Piotr Wyszomirski będzie miał okazję do zaprezentowania swoich umiejętności (PAWEŁ KOTWICA)
Już pierwsza seria gier skojarzy ze sobą dwóch reprezentacyjnych bramkarzy, uczestników ostatnich ME. Po dwóch stronach barykady staną Piotr Wyszomirski z Azotów i Marcin Wichary z Orlenu. Obaj zostali rzuceni w Serbii na głęboką wodę. Pod nieobecność leczącego kontuzję Sławomira Szmala, trener reprezentacji Bogdan Wenta postawił na Wicharego. To on kosztem golkipera z Puław, dłużej przebywał na serbskich parkietach.
– To są fakty i z nie zamierzam z nimi dyskutować – przyznaje Piotr Wyszomirski. – Nie jestem zadowolony ze swojego występu na mistrzostwach. Chcę o tym zapomnieć, zająć się pracą w klubie i znowu walczyć o miejsce w składzie Azotów.
Czy Wyszomirski wyjdzie w pierwszej siódemce puławian?
– Piotrek trenuje z nami od poniedziałku. Jest w formie, ostro pracuje – tłumaczy Piotr Dropek, drugi trener Azotów. – Trudno powiedzieć, czy to właśnie on rozpocznie mecz w Płocku w naszej bramce. Skład podany będzie dopiero po piątkowym treningu.

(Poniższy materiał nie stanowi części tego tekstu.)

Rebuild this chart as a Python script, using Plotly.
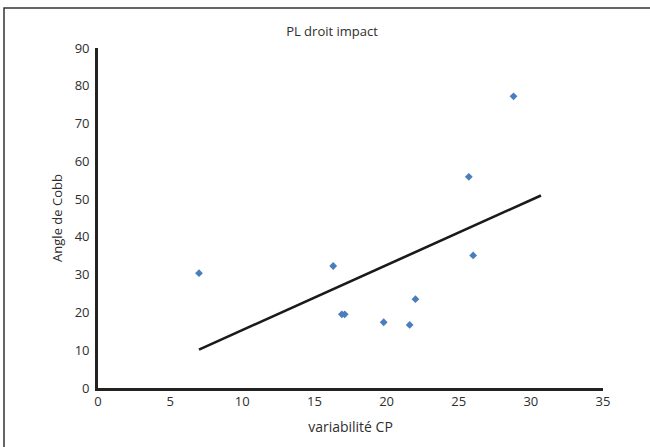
import numpy as np
import plotly.graph_objects as go

variabilite_cp = [7.0, 16.3, 16.9, 17.1, 19.8, 21.6, 22.0, 25.7, 26.0, 28.8]
angle_cobb = [30.4, 32.3, 19.5, 19.5, 17.4, 16.7, 23.5, 55.9, 35.1, 77.2]
trend_x = [7.0, 30.7]

slope, intercept = np.polyfit(variabilite_cp, angle_cobb, 1)
trend_y = [slope * v + intercept for v in trend_x]

font_family = "Open Sans, sans-serif"

fig = go.Figure()
fig.add_trace(go.Scatter(
    x=trend_x, y=trend_y, mode="lines",
    line=dict(color="#1a1a1a", width=2.6), showlegend=False, hoverinfo="skip"))
fig.add_trace(go.Scatter(
    x=variabilite_cp, y=angle_cobb, mode="markers",
    marker=dict(symbol="diamond", size=6, color="#4a7ebb"), showlegend=False))

L, R, T, B = 98, 47, 48, 59
W, H = 650, 447
pw, ph = W - L - R, H - T - B

fig.update_layout(
    width=W, height=H,
    margin=dict(l=L, r=R, t=T, b=B),
    paper_bgcolor="white", plot_bgcolor="white",
    font=dict(family=font_family, size=13, color="#2e2e2e"),
    title=dict(text="PL droit impact", x=332 / W, xanchor="center",
               y=1 - 31 / H, yanchor="middle", font=dict(size=13)),
    xaxis=dict(range=[0, 35], tickvals=[0, 5, 10, 15, 20, 25, 30, 35],
               showgrid=False, zeroline=False, showline=True, linecolor="#222222",
               linewidth=2.7, ticks="", ticklen=0, tickfont=dict(size=13),
               title=dict(text="variabilité CP", standoff=13, font=dict(size=14))),
    yaxis=dict(range=[0, 90], tickvals=[0, 10, 20, 30, 40, 50, 60, 70, 80, 90],
               showgrid=False, zeroline=False, showline=True, linecolor="#222222",
               linewidth=2.7, ticks="", ticklen=0, tickfont=dict(size=13),
               ticklabelstandoff=3,
               title=dict(text="Angle de Cobb", standoff=10, font=dict(size=13))),
    shapes=[dict(type="rect", xref="paper", yref="paper",
                 x0=(4 - L) / pw, x1=(W + 20 - L) / pw,
                 y0=(T + ph - (H + 20)) / ph, y1=(T + ph - 8) / ph,
                 line=dict(color="#333333", width=1.5), fillcolor="rgba(0,0,0,0)",
                 layer="below")],
)

fig.write_html("out.html", config={"displayModeBar": False},
               post_script="document.body.style.margin='0';document.body.style.overflow='hidden';")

Popularny "Wyszu” ma poważnych konkurentów: doświadczonego Macieja Stęczniewskiego oraz Macedończyka Kiryła Koleva. Obaj nieźle radzili sobie w ostatnim meczu kontrolnym Azotów w Kielcach, z wicemistrzem Polski Vive Targi. Górą była drużyna trenera Marcina Kurowskiego, zwyciężając po trzech tercjach 32:30.
Na mecz w Płocku puławski zespół wyjedzie w sobotę. Przesądziły o tym: niewielka odległość i względy finansowe. Wyprawa do mistrza kraju to, podobnie jak wyjazdy do Kielc i Mielca, jedna z krótszych podróży.

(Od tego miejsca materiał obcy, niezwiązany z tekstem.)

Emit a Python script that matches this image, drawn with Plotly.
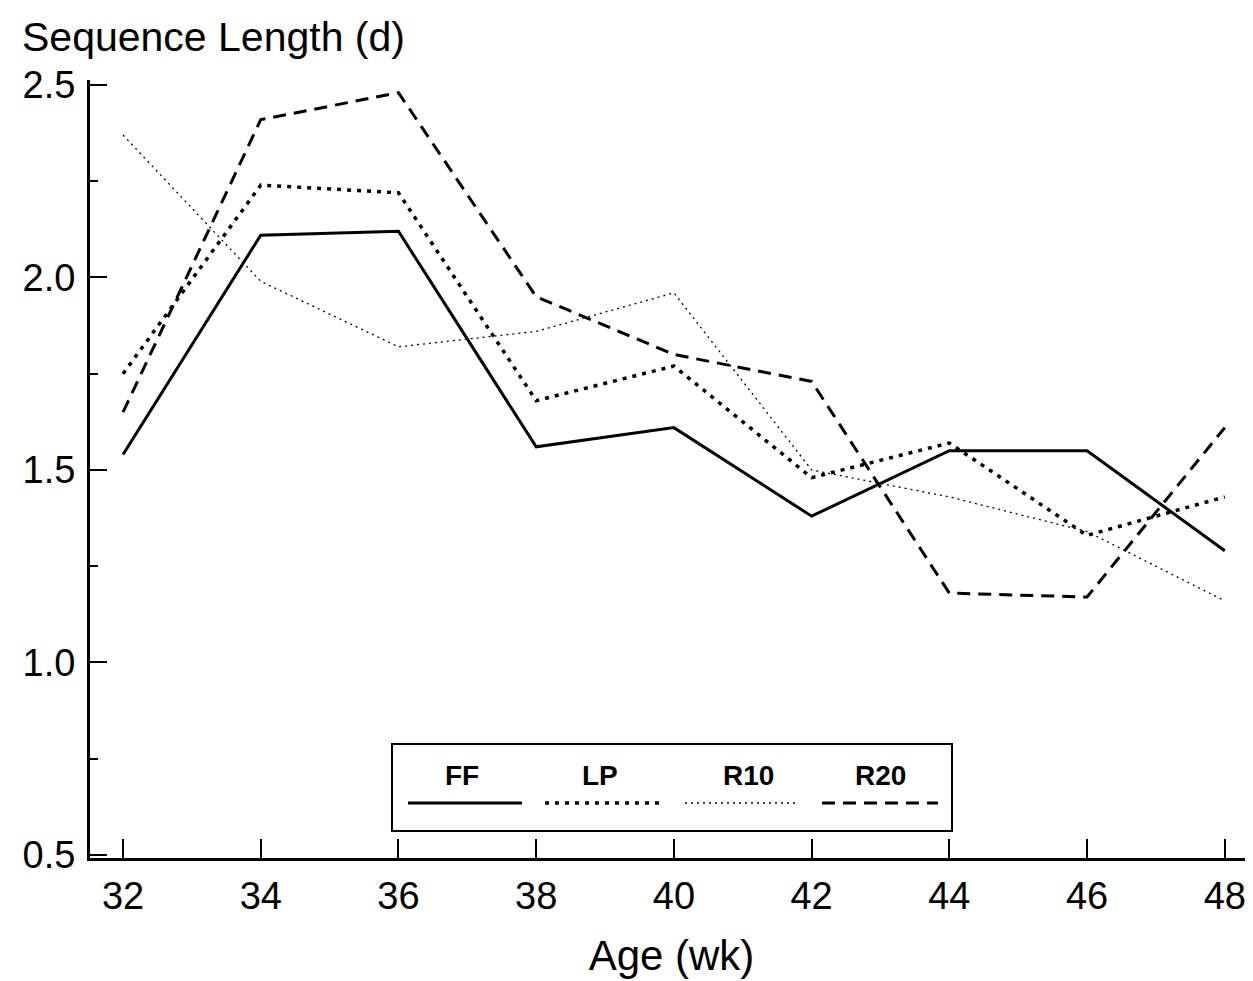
import plotly.graph_objects as go

ages = [32, 34, 36, 38, 40, 42, 44, 46, 48]
ff = [1.54, 2.11, 2.12, 1.56, 1.61, 1.38, 1.55, 1.55, 1.29]
lp = [1.75, 2.24, 2.22, 1.68, 1.77, 1.48, 1.57, 1.33, 1.43]
r10 = [2.37, 1.99, 1.82, 1.86, 1.96, 1.50, 1.43, 1.34, 1.16]
r20 = [1.65, 2.41, 2.48, 1.95, 1.80, 1.73, 1.18, 1.17, 1.61]

series = [
    ("FF", ff, dict(color="black", width=3, dash="solid")),
    ("LP", lp, dict(color="black", width=3.5, dash="4px,6px")),
    ("R10", r10, dict(color="black", width=1.3, dash="2px,4px")),
    ("R20", r20, dict(color="black", width=3, dash="13px,8px")),
]

fig = go.Figure()
for name, vals, line in series:
    fig.add_trace(go.Scatter(x=ages, y=vals, mode="lines", name=name, line=line,
                             showlegend=False))

OFF = 8  # page body margin
W, H = 1253 - OFF, 981 - OFF
L, R, T = 90 - OFF, 0, 80 - OFF
B = H - (858 - OFF)
pw, ph = W - L - R, H - T - B

def px(x):
    return (x - OFF - L) / pw

def py(y):
    return 1 - (y - OFF - T) / ph

FONT = "Liberation Sans, Arial, sans-serif"

fig.update_layout(
    width=W, height=H,
    margin=dict(l=L, r=R, t=T, b=B),
    paper_bgcolor="white", plot_bgcolor="white",
    font=dict(family=FONT, color="black"),
    xaxis=dict(range=[31.52, 48.41], tickvals=ages, ticks="inside", ticklen=19,
               tickwidth=1.5, tickcolor="black", showline=True, linewidth=3,
               linecolor="black", showgrid=False, zeroline=False,
               tickfont=dict(size=38), ticklabelstandoff=2,
               title=dict(text="Age (wk)", font=dict(size=42), standoff=26)),
    yaxis=dict(range=[0.492, 2.513], tickvals=[0.5, 1.0, 1.5, 2.0, 2.5],
               ticktext=["0.5", "1.0", "1.5", "2.0", "2.5"],
               ticks="inside", ticklen=17, tickwidth=1.5, tickcolor="black",
               minor=dict(dtick=0.25, ticks="inside", ticklen=8, tickwidth=1.5, tickcolor="black"),
               showline=True, linewidth=3, linecolor="black", showgrid=False, zeroline=False,
               tickfont=dict(size=38), ticklabelstandoff=4),
)

fig.add_annotation(text="Sequence Length (d)", xref="paper", yref="paper",
                   x=px(20), y=py(37), xanchor="left", yanchor="middle",
                   showarrow=False, font=dict(size=41))

# legend box
x0, x1, y0, y1 = 392, 952, 744, 831
fig.add_shape(type="rect", xref="paper", yref="paper", x0=px(x0), x1=px(x1),
              y0=py(y1), y1=py(y0), line=dict(color="black", width=2), fillcolor="white")
leg = [(462, 408, 522), (600, 545, 660), (748, 685, 797), (880, 822, 938)]
for (name, _, line), (tx, lx0, lx1) in zip(series, leg):
    fig.add_annotation(text="<b>%s</b>" % name, xref="paper", yref="paper",
                       x=px(tx), y=py(775), xanchor="center", yanchor="middle",
                       showarrow=False, font=dict(size=28))
    fig.add_shape(type="line", xref="paper", yref="paper", x0=px(lx0), x1=px(lx1),
                  y0=py(803), y1=py(803), line=line)

fig.write_html("out.html")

– Wiadomo, że po meczu w Puławach, kiedy odebraliśmy punkt faworytowi, mistrzowie Polski będą chcieli się nam zrewanżować. Doceniamy klasę rywala, ale liczymy na dobrą grę naszego zespołu – zapowiada trener Dropek.
– Mecz z Azotami traktuję jak zwykłe spotkanie ligowe, a nie rywalizację o miejsce w bramce reprezentacji – przyznaje bramkarz Orlenu Marcin Wichary. – I ja, i Piotrek chcemy dobrze wykonywać swoją pracę. Liczę, że to my dopiszemy w sobotę komplet punktów.
CO Z ZYDRONIEM?
Do Płocka powinien pojechać także skrzydłowy Wojciech Zydroń, który został odsunięty przez zarząd klubu od treningów. W minionym tygodniu nastąpił nieoczekiwany zwrot sytuacji. Piłkarz otrzymał propozycję polubownego rozwiązania kontraktu z Azotami i przystał na to. Z
arząd puławskiego klubu podjął jednak decyzję, iż zawodnik... ma zostać i oddał go do dyspozycji trenera. To zaskakujące rozstrzygnięcie. – Nie komentuję oficjalnej decyzji zarządu KS Azoty. Do końca czerwca mam ważny kontrakt i chcę go wypełnić – tłumaczy Zydroń.
Czy zagra z Orlenem? – Widać, że ma braki treningowe i odstaje od pozostałych zawodników. Decyzja zapadnie po piątkowym treningu – mówi trener Marcin Kurowski.